La última vez que tuve noción de la Navidad, antes de que fuera prohibida por la Revolución Cubana, fue en 1967. Aún le quedaba una bodega a mi abuelo David en Camagüey.
Yo me llenaba los bolsillos del shorcito de avellanas y uvas pasas. Y mi abuelo gritaba a mi abuela: “¡Margoooo ven a buscar al niño que se está llevando las avellanas”. La bodega estaba atestada de sidras, vinos, manzanas, uvas y turrones.
Al año siguiente le terminaron de nacionalizar a mi abuelo la bodega, la alegría y la prosperidad. A mí solamente me quitaron la Navidad. Pero a él le quitaron la vida. Lo nombraron auxiliar de la administradora (la presidenta del Comité de Defensa de la Revolución zonal) del que había sido el último resquicio de propiedad que había hecho crecer con honestidad y esfuerzo.
Pocos años después murió deprimido, diabético y amargado. Creo que una sola vez lo vi sonreír. Probablemente fue cuando nació mi prima hermana (más hermana que prima) Ileana, quien pasó por aquí hace tres semanas en un avión rumbo a Jamaica y Nicaragua, y de ahí, a pie por Honduras, Guatemala, México, y al fin a Estados Unidos, a reunirse con su hijo, un talentoso artista plástico.
Ileana acaba de descubrir probablemente lo que son de verdad las Navidades. Su significado familiar, ese concepto tan desdibujado por la Revolución que nos inculcó que los gusanos que se iban a Estados Unidos, dejaban de ser familias nuestras.
En el año 2000, es decir 35 años después, me reencontré con mis tíos Juanito y Elma, que viven en Sarasota, y con mis primos Alberto y Elmita.

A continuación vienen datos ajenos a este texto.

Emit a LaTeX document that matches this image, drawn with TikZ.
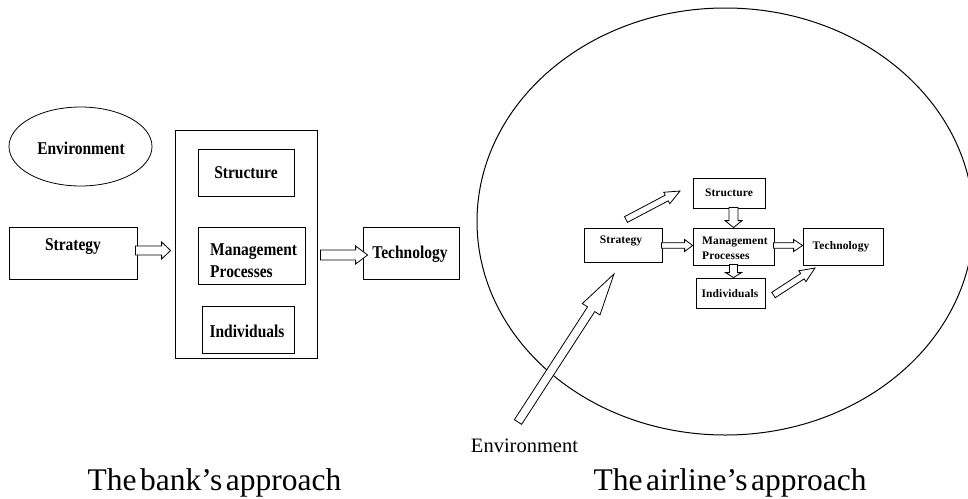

Eran los primos con los que más jugaba de niño, hasta que se fueron a Estados Unidos. El cariño estaba intacto. Pero el tiempo que se va no regresa.
Yo redescubrí las Navidades en República Dominicana, hace 22 años. Las manzanas, las uvas, los vinos, el cerdito asado. Y sobre todo la maravillosa sensación de paz y alegría por la unión familiar, convencido de que en algún lugar de la memoria, mi abuelo llama “¡Margooo, busca al niño que se está llevando las avellanas!”.